═════ Material ═════
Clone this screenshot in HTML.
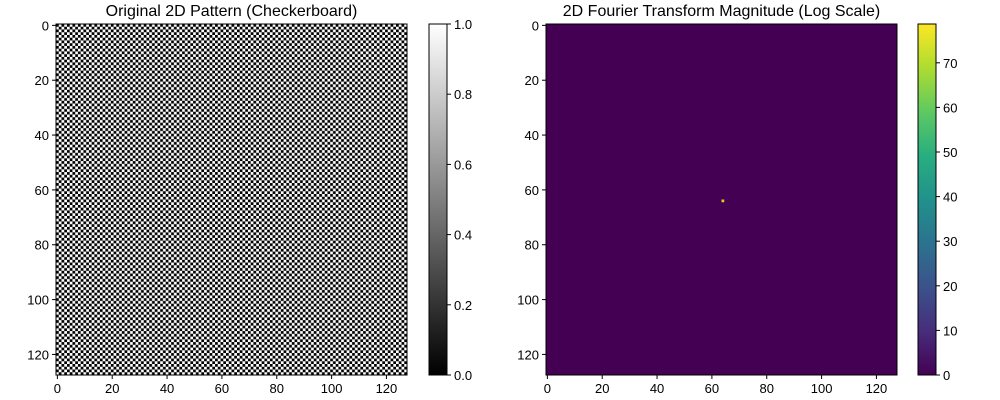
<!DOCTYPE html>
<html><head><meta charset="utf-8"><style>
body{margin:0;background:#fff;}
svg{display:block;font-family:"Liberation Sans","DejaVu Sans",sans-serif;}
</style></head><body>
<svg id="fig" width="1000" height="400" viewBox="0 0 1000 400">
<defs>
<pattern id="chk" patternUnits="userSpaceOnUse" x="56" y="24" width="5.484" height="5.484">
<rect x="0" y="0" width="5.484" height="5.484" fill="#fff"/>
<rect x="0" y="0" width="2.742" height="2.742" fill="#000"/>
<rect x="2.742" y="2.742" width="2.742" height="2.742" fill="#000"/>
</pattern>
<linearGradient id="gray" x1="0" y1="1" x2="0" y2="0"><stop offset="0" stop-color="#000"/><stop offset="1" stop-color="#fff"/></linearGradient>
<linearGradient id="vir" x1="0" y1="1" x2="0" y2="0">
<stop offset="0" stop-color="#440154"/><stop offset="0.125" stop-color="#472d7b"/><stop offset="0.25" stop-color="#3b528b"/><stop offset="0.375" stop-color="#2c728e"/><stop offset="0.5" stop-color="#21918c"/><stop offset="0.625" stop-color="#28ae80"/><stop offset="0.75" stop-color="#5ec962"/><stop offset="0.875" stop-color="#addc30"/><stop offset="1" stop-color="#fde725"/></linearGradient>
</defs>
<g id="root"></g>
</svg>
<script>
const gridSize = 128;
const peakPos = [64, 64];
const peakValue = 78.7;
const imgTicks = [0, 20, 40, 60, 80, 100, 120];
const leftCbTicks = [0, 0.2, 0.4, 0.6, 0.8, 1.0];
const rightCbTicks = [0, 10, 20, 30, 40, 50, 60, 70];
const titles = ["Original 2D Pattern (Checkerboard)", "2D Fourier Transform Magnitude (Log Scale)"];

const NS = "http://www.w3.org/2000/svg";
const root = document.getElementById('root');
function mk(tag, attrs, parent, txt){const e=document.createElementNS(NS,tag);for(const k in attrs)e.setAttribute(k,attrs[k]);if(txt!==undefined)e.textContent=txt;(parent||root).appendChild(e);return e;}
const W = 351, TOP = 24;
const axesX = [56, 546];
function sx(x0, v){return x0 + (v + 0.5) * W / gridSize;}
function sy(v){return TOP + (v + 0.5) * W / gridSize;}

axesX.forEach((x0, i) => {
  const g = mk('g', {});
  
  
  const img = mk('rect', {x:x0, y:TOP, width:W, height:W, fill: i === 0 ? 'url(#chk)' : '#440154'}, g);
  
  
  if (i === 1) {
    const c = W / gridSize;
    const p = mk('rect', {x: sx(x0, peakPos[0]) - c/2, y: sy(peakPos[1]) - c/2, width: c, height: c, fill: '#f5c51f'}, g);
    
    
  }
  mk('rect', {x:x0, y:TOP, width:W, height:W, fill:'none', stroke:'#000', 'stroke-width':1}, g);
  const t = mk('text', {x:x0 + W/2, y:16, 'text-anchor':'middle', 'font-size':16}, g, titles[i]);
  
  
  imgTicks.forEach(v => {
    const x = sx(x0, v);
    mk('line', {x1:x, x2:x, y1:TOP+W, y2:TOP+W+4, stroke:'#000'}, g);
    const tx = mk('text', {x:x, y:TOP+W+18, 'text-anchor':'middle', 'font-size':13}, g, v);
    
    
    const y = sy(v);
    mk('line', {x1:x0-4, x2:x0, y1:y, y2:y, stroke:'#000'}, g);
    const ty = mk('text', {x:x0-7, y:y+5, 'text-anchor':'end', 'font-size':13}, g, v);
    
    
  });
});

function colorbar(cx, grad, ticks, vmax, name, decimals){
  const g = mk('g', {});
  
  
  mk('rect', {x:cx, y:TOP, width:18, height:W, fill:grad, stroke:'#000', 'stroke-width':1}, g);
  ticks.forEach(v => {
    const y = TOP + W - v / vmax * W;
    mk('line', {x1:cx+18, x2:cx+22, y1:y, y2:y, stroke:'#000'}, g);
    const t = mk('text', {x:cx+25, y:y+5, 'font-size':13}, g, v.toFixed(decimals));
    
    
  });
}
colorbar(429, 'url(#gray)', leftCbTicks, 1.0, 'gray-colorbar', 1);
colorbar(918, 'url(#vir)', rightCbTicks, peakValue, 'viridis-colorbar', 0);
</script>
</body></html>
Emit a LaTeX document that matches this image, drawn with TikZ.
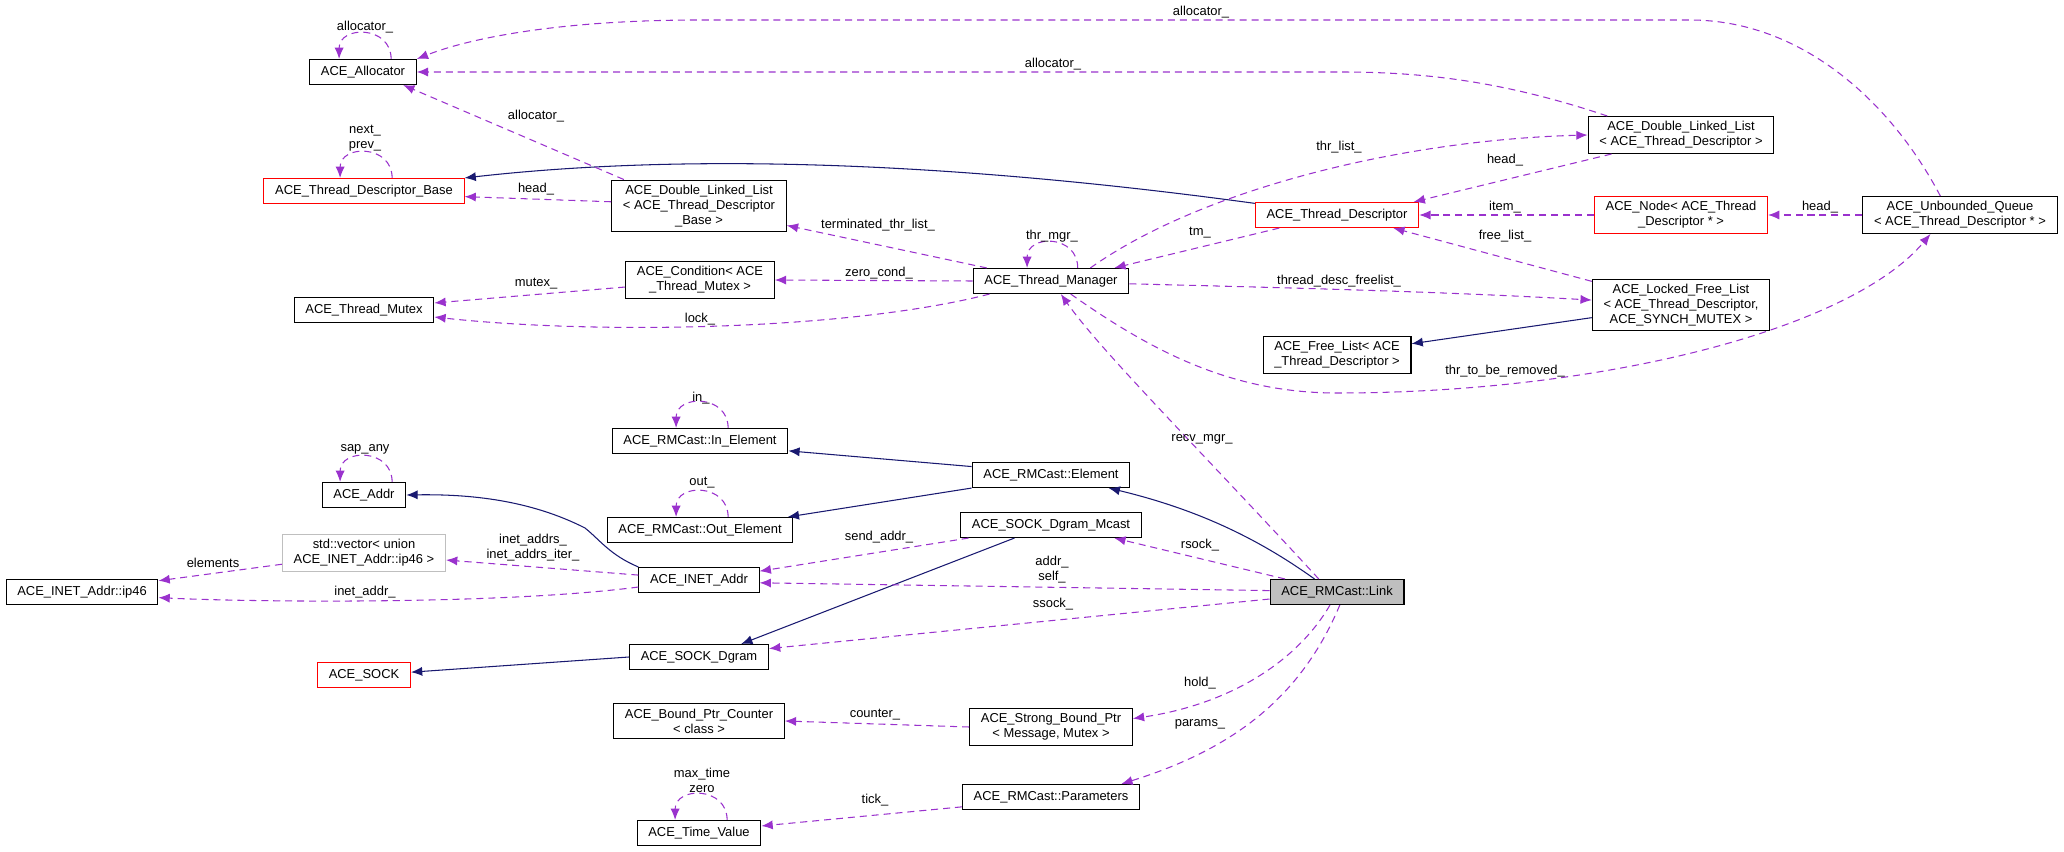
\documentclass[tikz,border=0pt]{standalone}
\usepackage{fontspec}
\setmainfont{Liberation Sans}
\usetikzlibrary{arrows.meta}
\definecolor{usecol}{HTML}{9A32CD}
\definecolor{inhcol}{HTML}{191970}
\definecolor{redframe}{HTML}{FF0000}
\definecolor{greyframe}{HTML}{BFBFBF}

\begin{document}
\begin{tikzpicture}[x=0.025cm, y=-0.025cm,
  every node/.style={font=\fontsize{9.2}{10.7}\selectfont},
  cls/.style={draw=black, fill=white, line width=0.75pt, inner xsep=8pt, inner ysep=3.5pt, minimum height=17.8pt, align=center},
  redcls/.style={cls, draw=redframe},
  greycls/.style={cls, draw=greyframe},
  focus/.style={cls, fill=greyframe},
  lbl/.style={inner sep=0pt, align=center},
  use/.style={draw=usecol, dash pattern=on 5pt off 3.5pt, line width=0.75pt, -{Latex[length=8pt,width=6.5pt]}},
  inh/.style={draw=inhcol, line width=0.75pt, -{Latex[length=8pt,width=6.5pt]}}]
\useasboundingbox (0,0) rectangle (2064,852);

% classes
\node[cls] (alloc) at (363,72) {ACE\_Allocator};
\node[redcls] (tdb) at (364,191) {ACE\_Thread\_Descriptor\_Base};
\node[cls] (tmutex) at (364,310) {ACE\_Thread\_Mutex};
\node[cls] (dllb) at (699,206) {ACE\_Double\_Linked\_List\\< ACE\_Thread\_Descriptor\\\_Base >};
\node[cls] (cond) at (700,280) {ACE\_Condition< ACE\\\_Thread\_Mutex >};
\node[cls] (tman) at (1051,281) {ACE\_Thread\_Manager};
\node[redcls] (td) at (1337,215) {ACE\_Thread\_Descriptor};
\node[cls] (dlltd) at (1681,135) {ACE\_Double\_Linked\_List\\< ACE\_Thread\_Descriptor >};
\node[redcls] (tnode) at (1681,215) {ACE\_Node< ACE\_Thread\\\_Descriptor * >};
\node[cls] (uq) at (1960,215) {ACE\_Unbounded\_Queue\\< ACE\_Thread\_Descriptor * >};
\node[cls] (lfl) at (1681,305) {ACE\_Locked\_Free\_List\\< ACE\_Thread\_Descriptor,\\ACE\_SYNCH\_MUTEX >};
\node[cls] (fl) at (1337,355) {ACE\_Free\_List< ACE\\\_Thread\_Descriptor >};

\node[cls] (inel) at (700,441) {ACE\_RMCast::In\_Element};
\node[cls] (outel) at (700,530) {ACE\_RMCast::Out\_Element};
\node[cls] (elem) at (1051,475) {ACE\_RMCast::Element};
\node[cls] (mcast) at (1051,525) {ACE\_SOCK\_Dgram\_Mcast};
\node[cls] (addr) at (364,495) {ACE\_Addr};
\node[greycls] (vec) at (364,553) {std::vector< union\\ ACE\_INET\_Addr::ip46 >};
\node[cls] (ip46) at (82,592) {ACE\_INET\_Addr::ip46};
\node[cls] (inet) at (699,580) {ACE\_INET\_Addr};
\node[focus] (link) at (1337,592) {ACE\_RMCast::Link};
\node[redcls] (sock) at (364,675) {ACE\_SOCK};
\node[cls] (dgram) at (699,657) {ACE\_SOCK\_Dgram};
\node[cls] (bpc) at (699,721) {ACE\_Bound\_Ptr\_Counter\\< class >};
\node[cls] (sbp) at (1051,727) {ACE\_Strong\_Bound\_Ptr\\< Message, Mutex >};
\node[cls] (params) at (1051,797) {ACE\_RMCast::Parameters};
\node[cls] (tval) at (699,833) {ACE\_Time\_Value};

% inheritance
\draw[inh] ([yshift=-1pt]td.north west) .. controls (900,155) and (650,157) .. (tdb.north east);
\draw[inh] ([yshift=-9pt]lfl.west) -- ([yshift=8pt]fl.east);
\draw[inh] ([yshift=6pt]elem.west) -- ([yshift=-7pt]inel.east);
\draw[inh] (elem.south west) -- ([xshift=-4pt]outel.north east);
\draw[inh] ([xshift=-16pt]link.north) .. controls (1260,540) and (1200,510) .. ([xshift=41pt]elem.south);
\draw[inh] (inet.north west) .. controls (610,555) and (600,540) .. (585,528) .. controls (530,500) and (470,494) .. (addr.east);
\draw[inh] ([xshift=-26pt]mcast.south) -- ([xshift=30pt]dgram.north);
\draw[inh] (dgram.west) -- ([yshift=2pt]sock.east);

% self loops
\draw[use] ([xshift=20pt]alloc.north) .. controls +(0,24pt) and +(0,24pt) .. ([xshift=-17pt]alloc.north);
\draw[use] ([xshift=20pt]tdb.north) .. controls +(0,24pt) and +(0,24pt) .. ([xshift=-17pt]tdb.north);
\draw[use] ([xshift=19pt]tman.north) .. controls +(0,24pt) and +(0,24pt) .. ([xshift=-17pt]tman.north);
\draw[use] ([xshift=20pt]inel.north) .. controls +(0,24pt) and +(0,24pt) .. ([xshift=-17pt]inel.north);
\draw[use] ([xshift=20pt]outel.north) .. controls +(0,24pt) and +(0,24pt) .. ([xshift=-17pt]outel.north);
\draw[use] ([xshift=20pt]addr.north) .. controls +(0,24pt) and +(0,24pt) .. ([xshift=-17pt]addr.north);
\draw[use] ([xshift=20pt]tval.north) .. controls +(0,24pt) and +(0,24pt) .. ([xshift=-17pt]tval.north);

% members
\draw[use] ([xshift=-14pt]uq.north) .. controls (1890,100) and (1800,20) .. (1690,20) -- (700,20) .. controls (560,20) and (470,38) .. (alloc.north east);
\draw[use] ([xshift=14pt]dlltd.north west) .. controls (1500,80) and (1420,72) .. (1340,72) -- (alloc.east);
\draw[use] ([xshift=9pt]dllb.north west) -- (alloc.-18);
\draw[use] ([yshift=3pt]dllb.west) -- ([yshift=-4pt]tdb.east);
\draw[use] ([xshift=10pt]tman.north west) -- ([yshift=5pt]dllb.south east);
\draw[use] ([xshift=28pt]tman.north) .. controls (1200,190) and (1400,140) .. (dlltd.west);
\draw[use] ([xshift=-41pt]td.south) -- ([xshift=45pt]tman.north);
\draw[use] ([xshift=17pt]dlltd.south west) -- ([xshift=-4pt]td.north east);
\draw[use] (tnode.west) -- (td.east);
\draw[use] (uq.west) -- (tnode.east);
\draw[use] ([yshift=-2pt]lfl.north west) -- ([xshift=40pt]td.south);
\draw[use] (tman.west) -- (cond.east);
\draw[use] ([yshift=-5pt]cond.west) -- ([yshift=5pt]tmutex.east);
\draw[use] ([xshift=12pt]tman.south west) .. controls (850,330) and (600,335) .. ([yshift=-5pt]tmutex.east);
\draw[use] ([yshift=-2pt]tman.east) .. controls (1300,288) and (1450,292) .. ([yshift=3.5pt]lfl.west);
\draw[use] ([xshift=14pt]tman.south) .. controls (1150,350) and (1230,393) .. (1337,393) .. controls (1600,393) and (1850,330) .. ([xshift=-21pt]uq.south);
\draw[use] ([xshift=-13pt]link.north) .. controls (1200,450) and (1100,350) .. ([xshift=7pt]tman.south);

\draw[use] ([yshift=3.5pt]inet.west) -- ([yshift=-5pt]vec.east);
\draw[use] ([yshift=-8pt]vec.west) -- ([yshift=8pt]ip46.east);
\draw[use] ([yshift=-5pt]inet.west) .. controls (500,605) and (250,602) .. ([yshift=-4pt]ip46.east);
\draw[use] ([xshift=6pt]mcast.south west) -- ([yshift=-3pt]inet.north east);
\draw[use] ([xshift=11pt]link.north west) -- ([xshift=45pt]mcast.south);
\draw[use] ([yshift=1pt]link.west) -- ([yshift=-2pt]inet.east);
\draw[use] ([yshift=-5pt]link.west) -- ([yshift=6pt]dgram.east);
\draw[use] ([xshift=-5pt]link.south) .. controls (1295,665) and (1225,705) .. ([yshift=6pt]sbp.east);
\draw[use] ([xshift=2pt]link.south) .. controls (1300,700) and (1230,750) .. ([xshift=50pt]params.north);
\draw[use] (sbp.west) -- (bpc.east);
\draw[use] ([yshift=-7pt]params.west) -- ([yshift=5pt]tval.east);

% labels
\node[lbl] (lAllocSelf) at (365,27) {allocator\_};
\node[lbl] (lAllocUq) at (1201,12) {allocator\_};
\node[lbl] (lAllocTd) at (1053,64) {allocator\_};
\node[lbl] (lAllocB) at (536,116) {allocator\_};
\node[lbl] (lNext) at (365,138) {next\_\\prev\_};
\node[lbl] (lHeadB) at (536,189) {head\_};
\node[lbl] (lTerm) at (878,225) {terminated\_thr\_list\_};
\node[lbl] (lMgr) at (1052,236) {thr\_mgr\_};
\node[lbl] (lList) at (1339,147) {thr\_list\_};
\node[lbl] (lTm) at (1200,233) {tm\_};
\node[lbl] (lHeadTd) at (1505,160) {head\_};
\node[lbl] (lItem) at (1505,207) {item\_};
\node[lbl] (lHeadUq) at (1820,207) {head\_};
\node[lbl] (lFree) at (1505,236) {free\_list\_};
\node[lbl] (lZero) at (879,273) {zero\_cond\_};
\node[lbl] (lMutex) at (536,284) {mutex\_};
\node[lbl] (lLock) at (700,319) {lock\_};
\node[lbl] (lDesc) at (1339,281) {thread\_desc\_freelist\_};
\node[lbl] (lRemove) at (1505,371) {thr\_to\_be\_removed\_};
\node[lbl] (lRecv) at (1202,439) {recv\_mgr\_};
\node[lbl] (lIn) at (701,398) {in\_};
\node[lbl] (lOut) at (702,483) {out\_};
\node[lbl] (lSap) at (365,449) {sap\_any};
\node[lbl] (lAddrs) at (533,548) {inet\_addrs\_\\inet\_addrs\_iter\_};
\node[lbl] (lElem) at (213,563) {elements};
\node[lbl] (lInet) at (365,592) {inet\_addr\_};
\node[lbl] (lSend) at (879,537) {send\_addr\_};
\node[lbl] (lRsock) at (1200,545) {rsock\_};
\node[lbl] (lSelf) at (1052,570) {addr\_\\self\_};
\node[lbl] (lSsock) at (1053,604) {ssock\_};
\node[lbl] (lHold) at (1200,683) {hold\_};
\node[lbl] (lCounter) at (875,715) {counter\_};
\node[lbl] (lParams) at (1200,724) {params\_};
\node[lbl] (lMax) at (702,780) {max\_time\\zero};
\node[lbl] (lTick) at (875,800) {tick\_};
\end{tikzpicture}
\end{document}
═════
Task requirements
Look over the records above and copy each line that includes the string "this".

The reply
Clone this screenshot in HTML.
Emit a LaTeX document that matches this image, drawn with TikZ.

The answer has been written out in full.